Anyway, as we are in the winter, here is an extract about winter work from my book in which I interviewed David:

Changing Floors

David: In the winter, we worked indoors doing maintenance on the hives. He (Brother Adam) was absolutely keen on painting hives, keeping them up to snuff, and everything working right. The first outdoor work would be to change the floorboards on all 320 hives. You’d wait until the bees had a cleansing flight after the winter, then we go out in the van, 40 floorboards. We had a sequence; the new floorboard went to the side, then two people would lift the hive and place it on the new floor, so the old floor could be taken away. Then they would lift it up again, with the floor, and put it back in its place. You weren’t dancing around to see which way it faced because they were kept two to a stand, four to a group, with entrances North, South, East, West, roughly, to prevent drifting.

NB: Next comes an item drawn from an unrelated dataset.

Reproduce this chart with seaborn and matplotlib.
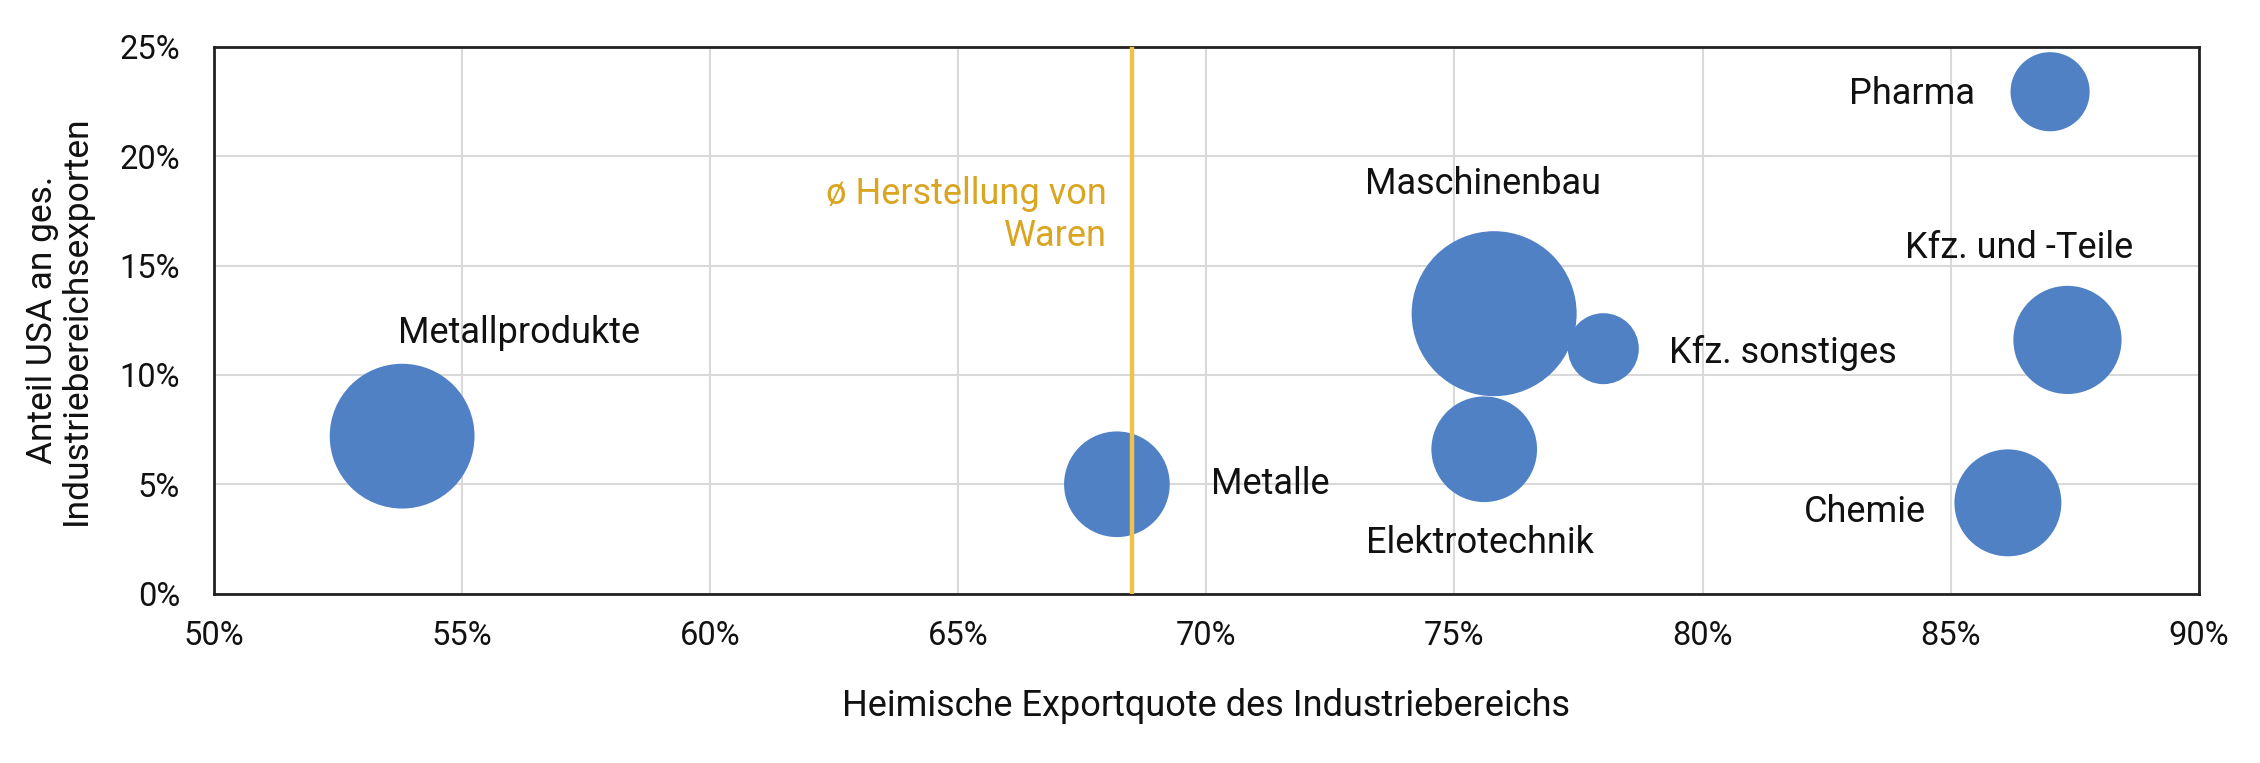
import numpy as np
import pandas as pd
import seaborn as sns
import matplotlib
matplotlib.use("Agg")
import matplotlib.pyplot as plt
from matplotlib.ticker import FuncFormatter, MultipleLocator

# ---- data ----
bereiche = ["Metallprodukte", "Metalle", "Maschinenbau", "Kfz. sonstiges",
            "Elektrotechnik", "Pharma", "Kfz. und -Teile", "Chemie"]
exportquote = [53.8, 68.2, 75.8, 78.0, 75.6, 87.0, 87.35, 86.15]   # % (x)
anteil_usa = [7.2, 5.0, 12.8, 11.2, 6.6, 22.95, 11.6, 4.15]       # % (y)
gewicht = [77, 41, 100, 18.5, 41, 23, 43, 42]                       # bubble size (relative)
durchschnitt = 68.5                                                 # ø Herstellung von Waren

# label anchor positions (data coords)
label_x = [53.72, 70.10, 73.20, 79.33, 73.22, 82.94, 84.08, 82.03]
label_y = [11.92, 5.01, 18.73, 11.0, 2.31, 22.84, 15.80, 3.73]

df = pd.DataFrame({"bereich": bereiche, "x": exportquote, "y": anteil_usa, "w": gewicht})

sns.set_theme(style="white")
plt.rcParams["font.family"] = ["Roboto", "DejaVu Sans"]

fig = plt.figure(figsize=(22.6, 7.63), dpi=100)
ax = fig.add_axes([213.5 / 2260, 1 - 593.6 / 763, (2199 - 213.5) / 2260, (593.6 - 46.9) / 763])

BLUE = "#4F81C4"
smax = (165 * 72 / 100) ** 2
sns.scatterplot(data=df, x="x", y="y", size="w", sizes=(0, smax), size_norm=(0, 100),
                color=BLUE, linewidth=0, alpha=1, legend=False, ax=ax, zorder=3)

ax.axvline(durchschnitt, color="#F0C24C", lw=3.2, zorder=4)
ax.text(durchschnitt - 0.5, 17.3, "ø Herstellung von\nWaren", ha="right", va="center",
        multialignment="right", color="#DAA520", fontsize=26, linespacing=1.2)

for name, lx, ly in zip(bereiche, label_x, label_y):
    ax.text(lx, ly, name, ha="left", va="center", fontsize=26, color="#111111", zorder=5)

ax.set_xlim(50, 90)
ax.set_ylim(0, 25)
ax.xaxis.set_major_locator(MultipleLocator(5))
ax.yaxis.set_major_locator(MultipleLocator(5))
pct = FuncFormatter(lambda v, p: f"{v:.0f}%")
ax.xaxis.set_major_formatter(pct)
ax.yaxis.set_major_formatter(pct)
ax.tick_params(axis="both", length=0, labelsize=23.5, colors="#111111")
ax.tick_params(axis="x", pad=19)
ax.tick_params(axis="y", pad=24)

ax.grid(True, color="#D9D9D9", lw=1.5, zorder=0)
ax.set_axisbelow(True)
for sp in ax.spines.values():
    sp.set_visible(True)
    sp.set_color("#222222")
    sp.set_linewidth(2.0)

ax.set_xlabel("Heimische Exportquote des Industriebereichs", fontsize=26, color="#111111", labelpad=26)
ax.set_ylabel("Anteil USA an ges.\nIndustriebereichsexporten", fontsize=25.5, color="#111111",
              labelpad=19, linespacing=1.05)

fig.savefig("out.png", dpi=100, facecolor="white")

Buckfast Abbey in the 1960s
Buckfast Abbey in the 1960s

Keeping Records

David: And they were all numbered, they all had an enamel number plate on. If you lifted the hive up and the floorboard was clean…I used to get a pencil and mark down the number of the hive. When we got back to the van with all the old floors, Adam would say, “Well?” and I would say “Hive number so and so Brother, clean.” He’d get his apiary book out and record it. It was all relating to the queen and the crossing.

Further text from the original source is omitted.